** Start of SUPPLIED INFORMATION **

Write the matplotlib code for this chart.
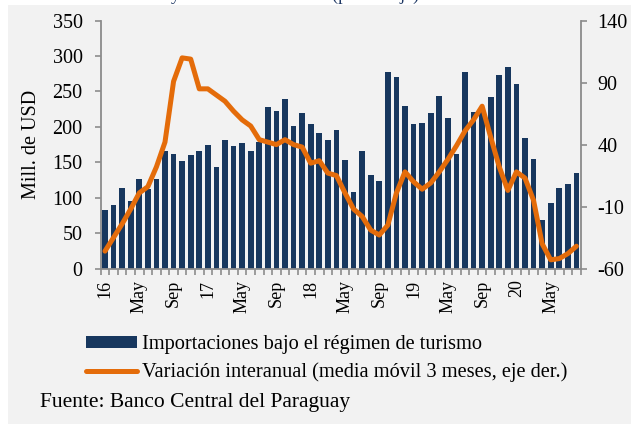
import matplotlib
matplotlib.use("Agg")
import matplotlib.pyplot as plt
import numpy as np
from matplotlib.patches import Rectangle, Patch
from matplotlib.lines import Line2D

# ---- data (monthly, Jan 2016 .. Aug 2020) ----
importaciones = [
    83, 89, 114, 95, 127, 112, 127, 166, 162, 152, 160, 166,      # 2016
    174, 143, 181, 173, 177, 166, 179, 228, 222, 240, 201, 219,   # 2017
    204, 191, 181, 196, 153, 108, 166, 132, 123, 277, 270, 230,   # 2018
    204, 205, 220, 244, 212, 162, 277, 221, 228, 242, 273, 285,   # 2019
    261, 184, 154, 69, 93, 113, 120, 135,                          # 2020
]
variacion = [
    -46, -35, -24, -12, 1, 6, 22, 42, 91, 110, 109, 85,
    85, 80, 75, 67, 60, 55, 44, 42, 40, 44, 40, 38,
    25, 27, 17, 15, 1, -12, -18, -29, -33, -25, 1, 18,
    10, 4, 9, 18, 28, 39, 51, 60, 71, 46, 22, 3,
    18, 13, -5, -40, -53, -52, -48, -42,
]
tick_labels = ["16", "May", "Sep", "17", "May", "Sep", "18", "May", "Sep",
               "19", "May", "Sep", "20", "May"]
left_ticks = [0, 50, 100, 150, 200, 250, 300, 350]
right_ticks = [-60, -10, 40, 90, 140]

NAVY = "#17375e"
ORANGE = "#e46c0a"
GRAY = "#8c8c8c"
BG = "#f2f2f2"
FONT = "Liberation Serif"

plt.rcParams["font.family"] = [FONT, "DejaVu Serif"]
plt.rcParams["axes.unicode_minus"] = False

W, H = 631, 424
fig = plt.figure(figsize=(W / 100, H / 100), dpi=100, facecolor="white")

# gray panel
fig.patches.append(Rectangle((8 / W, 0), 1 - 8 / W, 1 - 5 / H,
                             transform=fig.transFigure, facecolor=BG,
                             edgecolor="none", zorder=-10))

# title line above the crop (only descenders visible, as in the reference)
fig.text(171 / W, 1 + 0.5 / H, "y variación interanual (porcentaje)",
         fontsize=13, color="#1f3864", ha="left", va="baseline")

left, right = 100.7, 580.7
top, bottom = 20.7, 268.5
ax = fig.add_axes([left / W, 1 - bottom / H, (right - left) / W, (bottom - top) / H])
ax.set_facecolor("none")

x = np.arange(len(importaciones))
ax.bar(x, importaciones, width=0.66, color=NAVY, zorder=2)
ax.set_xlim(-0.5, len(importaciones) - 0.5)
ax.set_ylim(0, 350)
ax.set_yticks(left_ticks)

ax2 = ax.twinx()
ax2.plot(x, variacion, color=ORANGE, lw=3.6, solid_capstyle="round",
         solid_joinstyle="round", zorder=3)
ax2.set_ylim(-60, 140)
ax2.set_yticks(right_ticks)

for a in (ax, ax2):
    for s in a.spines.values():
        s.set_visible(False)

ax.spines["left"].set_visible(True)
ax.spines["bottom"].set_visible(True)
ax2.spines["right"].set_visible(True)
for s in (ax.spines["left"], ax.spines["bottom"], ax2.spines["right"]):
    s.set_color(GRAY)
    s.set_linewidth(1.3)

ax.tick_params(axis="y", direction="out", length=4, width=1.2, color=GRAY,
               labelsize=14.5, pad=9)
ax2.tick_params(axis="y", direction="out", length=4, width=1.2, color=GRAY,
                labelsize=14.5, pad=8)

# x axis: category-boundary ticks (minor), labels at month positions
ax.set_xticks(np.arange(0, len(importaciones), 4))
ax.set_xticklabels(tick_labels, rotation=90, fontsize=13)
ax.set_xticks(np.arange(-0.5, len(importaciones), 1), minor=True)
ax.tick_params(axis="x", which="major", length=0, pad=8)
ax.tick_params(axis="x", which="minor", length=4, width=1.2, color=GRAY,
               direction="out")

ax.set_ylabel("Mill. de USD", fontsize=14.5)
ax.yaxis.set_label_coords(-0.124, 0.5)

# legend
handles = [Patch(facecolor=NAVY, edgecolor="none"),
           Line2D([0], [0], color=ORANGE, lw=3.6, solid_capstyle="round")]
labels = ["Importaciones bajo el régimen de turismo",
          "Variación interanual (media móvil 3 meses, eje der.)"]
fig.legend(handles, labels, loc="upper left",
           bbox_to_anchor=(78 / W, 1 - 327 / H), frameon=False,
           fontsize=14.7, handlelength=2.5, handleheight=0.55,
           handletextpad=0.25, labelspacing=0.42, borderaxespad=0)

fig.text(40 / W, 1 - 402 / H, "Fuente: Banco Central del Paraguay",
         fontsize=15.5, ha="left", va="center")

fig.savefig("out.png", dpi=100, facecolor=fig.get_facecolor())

** End of SUPPLIED INFORMATION **

TASK: Your answer should be a single number: the count of lines in the listing that contain the word "matplotlib".

WRITTEN ANSWER: 6